If the interpretation by the Appeal court is accepted, agents working with principals operating online B2B platforms or other schemes wherein the purchase orders go directly from the customer to the principal will run the risk of being deprived of the protection offered by the Agency Directive.
The case has been brought before the Supreme Court of Norway, which will rule on the matter sometime during 2021.
The core question is how the condition of “procuring orders” in the Norwegian definition is to be understood, especially considering the definition in the Agency Directive. Given the relevance of the Directive, the Supreme Court may decide to ask the EFTA Court (EEA’s equivalent of the ECJ) on its interpretation of the definition of commercial agent in the Directive.
It should be pointed out that the article is somewhat biased as the author represents Norep.
Norep was terminated after having represented the principal for over 20 years and claimed indemnity in accordance with the Norwegian Agency Act. Both the court of first instance and the Appeal court concluded that the Agency Act did not apply (neither directly nor by analogy) as they found that Norep did not meet the definition of “agent”.
The (unofficial) translation of the definition in the Agency Act is as follows:
“For the purpose of this Act “commercial agent” shall mean a person who as a business
activity has undertaken by agreement with another person (the principal) to negotiate on
an independent and continuing basis the sale or the purchase of goods for the
principal’s account by procuring orders on behalf of the principal or by concluding
transactions in the principal’s name.”
The conclusion of the Appeal Court, albeit somewhat unclear, was based on the understanding that Norep, in order to qualify as agent in accordance with the definition in the Agency Act, had to receive the orders from the customer and transmit those to the principal.
Norep worked actively in the defined territory to boost sales/market the products on behalf of the principal, but as Norep worked with grocery shops/supermarkets, which in Norway are all member of one of three large chains with their own wholesale organisations, all orders from the local supermarkets were (at least for the last 5-10 year) automatically generated and sent to the wholesale organisation, who in turn sent an electronic order to the principal.

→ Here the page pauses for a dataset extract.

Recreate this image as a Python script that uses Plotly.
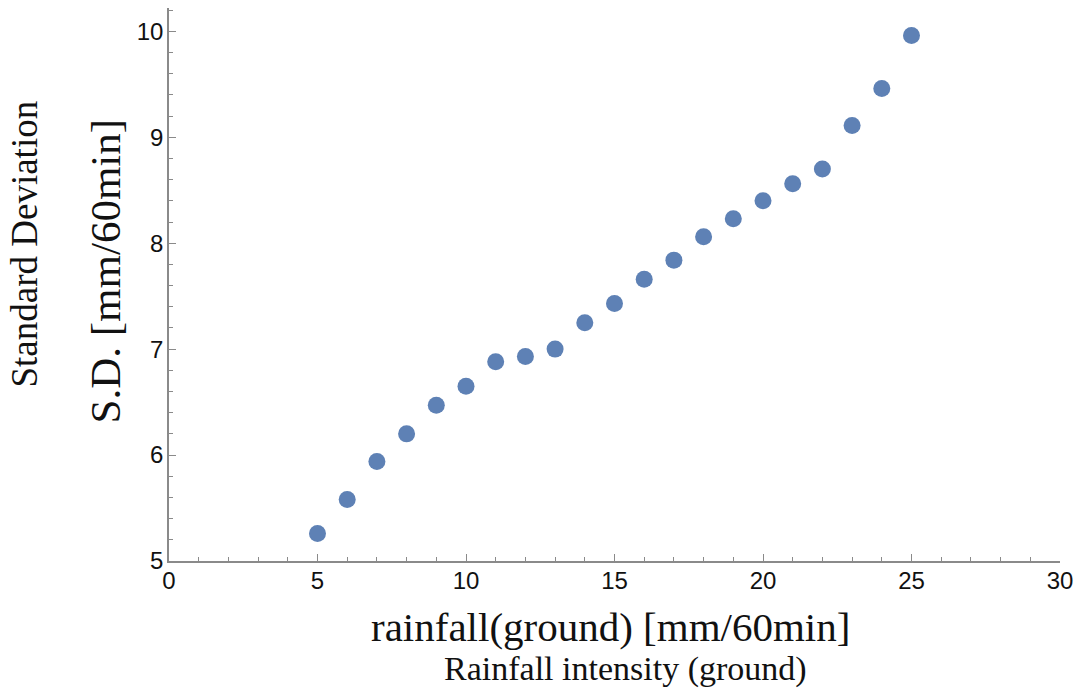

Norep received commission on all purchases made from the supermarket in his territory.
Based on these facts, the Appeal Court decided that Norep did in fact not “procure orders”, thus concluding that the company did not act as a commercial agent as defined in the Agency Act. The courts also found that the Agency Act could not be used by analogy and the intermediary was not awarded indemnity.
The definition found in the Norwegian Agency act is similar to the definition in the Swedish and Danish Agency Acts. However, the Directive does not say anything about procuring orders:
For the purposes of this Directive, ‘commercial agent’ shall mean a self-employed
intermediary who has continuing authority to negotiate the sale or the purchase of goods
on behalf of another person, hereinafter called the ‘principal’, or to negotiate and conclude
such transactions on behalf of and in the name of that principal.
The question is if the obligation to procure orders as interpreted by the Appeal Court is compatible with the Directive’s definition (“negotiate the sale”) as it is to be understood, especially in light of the recent decision in the ECJU in C-828/18 (Trendsetteuse). The opinion of Norep is that such an obligation is not compatible and that the Norwegian (and Swedish and Danish) definition must be interpreted restrictive as not to be in conflict with the Directive. We are aware of a judgement from the Swedish Appeal Court that is in line with the ruling from the Appeal Court in the Norep-case, but in our opinion, the deciding factor should be if the agent has brought new customers or increased business with existing customers, ref. paragraph 33 and 34 of the Trendsetteuse decision. Furthermore, the interpretation of the Appeal Court would – just as in the Trendsetteuse case (see paragraph 37 and 38) – limit the protection provided to agents in the directive and make it easy for principals to dodge the mandatory obligations following from the directive.
It will be very interesting to see how the Supreme Court will rule in this matter, and also if the Supreme Court decides to present one or more questions to the EFTA Court. This case will certainly result in several more articles.